- **DIRECTIVE**:
Begin at the top of the records below and return each line exactly through the line with "let ctx = document.getElementById('myChart').getContext('2d');". Skip pictures.

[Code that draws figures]

'''

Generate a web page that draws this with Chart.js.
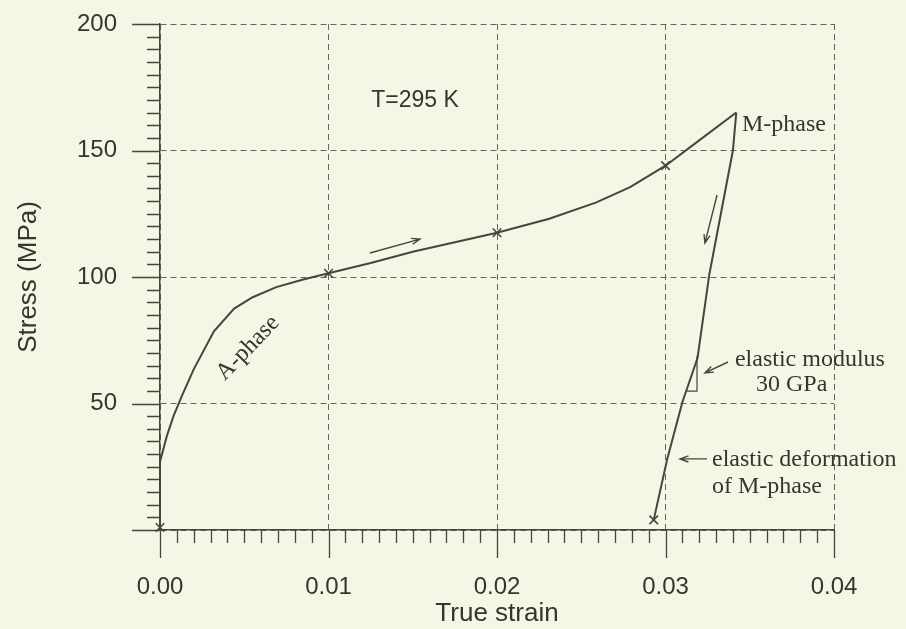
<!DOCTYPE html>
<html>
<head>
<meta charset="utf-8">
<script src="https://cdn.jsdelivr.net/npm/chart.js@4"></script>
<style>
  html, body { margin: 0; padding: 0; background: #f6f6e6; }
  #wrap { width: 906px; height: 629px; }
</style>
</head>
<body>
<div id="wrap"><canvas id="myChart"></canvas></div>
<script>
let ctx = document.getElementById('myChart').getContext('2d');

// loading branch (A-phase -> M-phase)
let loadStrain = [0, 0, 0.0004, 0.0008, 0.0013, 0.0020, 0.0032, 0.0044, 0.0055, 0.0069, 0.0085, 0.0100,
                  0.0125, 0.0150, 0.0200, 0.0231, 0.0259, 0.0279, 0.0300, 0.0320, 0.0342];
let loadStress = [1, 27, 37, 45, 53, 63.5, 78.5, 87.5, 92, 96, 99, 101.5,
                  105.5, 110, 117.5, 123, 129.5, 135.5, 144, 154, 165];

// unloading branch (elastic deformation of M-phase)
let unloadStrain = [0.0342, 0.0340, 0.0326, 0.0319, 0.0310, 0.0301, 0.0293];
let unloadStress = [165, 150, 101, 68, 50.5, 28, 4];

// cross markers
let markerStrain = [0, 0.01, 0.02, 0.03, 0.0293];
let markerStress = [1, 101.5, 117.5, 144, 4];

// ticks
let strainTicks = [0, 0.01, 0.02, 0.03, 0.04];
let stressTicks = [0, 50, 100, 150, 200];

let lineColor = '#46463a';
let textColor = '#36362a';
let gridColor = '#66665a';

function pts(xs, ys) {
    return xs.map((v, i) => ({x: v, y: ys[i]}));
}

// annotations, in data units
let notes = [
    {text: 'T=295 K', x: 0.01513, y: 169.6, align: 'center', font: '23px "Liberation Sans"'},
    {text: 'A-phase', x: 0.00522, y: 71.9, align: 'center', rot: -46, font: '24px "Liberation Serif"'},
    {text: 'M-phase', x: 0.03454, y: 160.1, align: 'left', font: '24px "Liberation Serif"'},
    {text: 'elastic modulus', x: 0.03412, y: 67.2, align: 'left', font: '24px "Liberation Serif"'},
    {text: '30 GPa', x: 0.03537, y: 57.3, align: 'left', font: '24px "Liberation Serif"'},
    {text: 'elastic deformation', x: 0.03276, y: 27.7, align: 'left', font: '24px "Liberation Serif"'},
    {text: 'of M-phase', x: 0.03276, y: 17.0, align: 'left', font: '24px "Liberation Serif"'}
];
let arrows = [
    [0.01246, 109.5, 0.01543, 115.0],
    [0.03306, 132.4, 0.03234, 113.4],
    [0.03371, 66.4, 0.03234, 62.1],
    [0.03246, 28.1, 0.03086, 28.1]
];
let triangle = [[0.03187, 68.8], [0.03187, 54.9], [0.03128, 54.9]];

let axisTicks = {
    id: 'axisTicks',
    afterDraw(chart) {
        let c = chart.ctx, sx = chart.scales.x, sy = chart.scales.y;
        let x0 = sx.getPixelForValue(0), y0 = sy.getPixelForValue(0);
        c.save();
        c.strokeStyle = lineColor;
        c.lineWidth = 1.3;
        c.beginPath();
        for (let i = 0; i <= 40; i++) {
            let px = Math.round(sx.getPixelForValue(i / 1000)) + 0.5;
            let len = i % 10 === 0 ? 28 : 13;
            c.moveTo(px, y0); c.lineTo(px, y0 + len);
        }
        for (let i = 0; i <= 40; i++) {
            let py = Math.round(sy.getPixelForValue(i * 5)) + 0.5;
            let len = i % 10 === 0 ? 28 : 13;
            c.moveTo(x0, py); c.lineTo(x0 - len, py);
        }
        c.stroke();
        c.restore();
    }
};

let notesPlugin = {
    id: 'notes',
    afterDatasetsDraw(chart) {
        let c = chart.ctx, sx = chart.scales.x, sy = chart.scales.y;
        c.save();
        c.fillStyle = textColor;
        c.textBaseline = 'middle';
        notes.forEach(n => {
            c.save();
            c.font = n.font;
            c.textAlign = n.align;
            c.translate(sx.getPixelForValue(n.x), sy.getPixelForValue(n.y));
            if (n.rot) c.rotate(n.rot * Math.PI / 180);
            c.fillText(n.text, 0, 0);
            c.restore();
        });
        c.strokeStyle = lineColor;
        c.lineWidth = 1.4;
        arrows.forEach(a => {
            let x1 = sx.getPixelForValue(a[0]), y1 = sy.getPixelForValue(a[1]);
            let x2 = sx.getPixelForValue(a[2]), y2 = sy.getPixelForValue(a[3]);
            let ang = Math.atan2(y2 - y1, x2 - x1);
            c.beginPath();
            c.moveTo(x1, y1); c.lineTo(x2, y2);
            c.moveTo(x2 - 9 * Math.cos(ang - 0.35), y2 - 9 * Math.sin(ang - 0.35));
            c.lineTo(x2, y2);
            c.lineTo(x2 - 9 * Math.cos(ang + 0.35), y2 - 9 * Math.sin(ang + 0.35));
            c.stroke();
        });
        c.lineWidth = 1.2;
        c.beginPath();
        triangle.forEach((p, i) => {
            let px = sx.getPixelForValue(p[0]), py = sy.getPixelForValue(p[1]);
            if (i === 0) c.moveTo(px, py); else c.lineTo(px, py);
        });
        c.stroke();
        c.restore();
    }
};

Chart.defaults.font.family = '"Liberation Sans", Arial, sans-serif';
Chart.defaults.color = textColor;

let chart = new Chart(ctx, {
    type: 'scatter',
    data: {
        datasets: [{
            data: pts(loadStrain, loadStress),
            showLine: true,
            borderColor: lineColor,
            borderWidth: 2,
            pointRadius: 0,
            tension: 0
        }, {
            data: pts(unloadStrain, unloadStress),
            showLine: true,
            borderColor: lineColor,
            borderWidth: 2,
            pointRadius: 0,
            tension: 0
        }, {
            data: pts(markerStrain, markerStress),
            showLine: false,
            clip: false,
            pointStyle: 'crossRot',
            pointRadius: 6,
            borderColor: lineColor,
            borderWidth: 1.6
        }]
    },
    options: {
        responsive: true,
        maintainAspectRatio: false,
        animation: false,
        layout: { padding: { top: 24, right: 72, left: 0, bottom: 0 } },
        plugins: { legend: { display: false }, tooltip: { enabled: false } },
        scales: {
            x: {
                type: 'linear',
                min: 0,
                max: 0.04,
                afterFit: s => { s.height = 99; },
                afterBuildTicks: s => { s.ticks = strainTicks.map(v => ({value: v})); },
                ticks: {
                    padding: 43,
                    font: { size: 24 },
                    color: textColor,
                    callback: v => v.toFixed(2)
                },
                grid: { color: gridColor, lineWidth: 1, drawTicks: false },
                border: { color: lineColor, width: 1.5, dash: [6, 4] },
                title: {
                    display: true,
                    text: 'True strain',
                    font: { size: 26 },
                    color: textColor,
                    padding: { top: 0, bottom: 0 }
                }
            },
            y: {
                type: 'linear',
                min: 0,
                max: 200,
                afterFit: s => { s.width = 160; s.paddingTop = 0; s.paddingBottom = 0; },
                afterBuildTicks: s => { s.ticks = stressTicks.map(v => ({value: v})); },
                ticks: {
                    padding: 43,
                    font: { size: 24 },
                    color: textColor,
                    callback: v => v === 0 ? '' : String(v)
                },
                grid: { color: gridColor, lineWidth: 1, drawTicks: false },
                border: { color: lineColor, width: 1.5, dash: [6, 4] },
                title: {
                    display: true,
                    text: 'Stress (MPa)',
                    font: { size: 26 },
                    color: textColor,
                    padding: { top: 13, bottom: 0 }
                }
            }
        }
    },
    plugins: [axisTicks, notesPlugin]
});
</script>
</body>
</html>
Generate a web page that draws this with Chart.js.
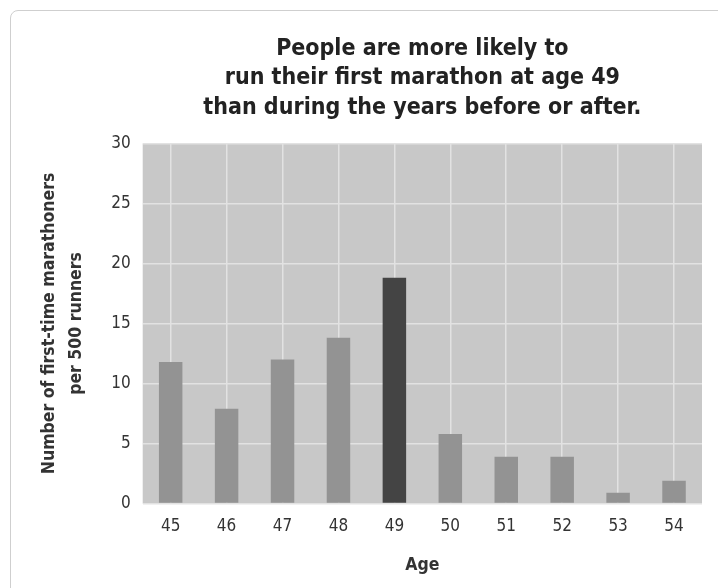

'''

- **RESULT**:
Generate a web page that draws this with Chart.js.
<!DOCTYPE html>
<html>
<head>
<meta charset="utf-8">
<script src="https://cdn.jsdelivr.net/npm/chart.js@4"></script>
<style>
  html, body { margin: 0; padding: 0; background: #f6f6e6; }
  #wrap { width: 906px; height: 629px; }
</style>
</head>
<body>
<div id="wrap"><canvas id="myChart"></canvas></div>
<script>
let ctx = document.getElementById('myChart').getContext('2d');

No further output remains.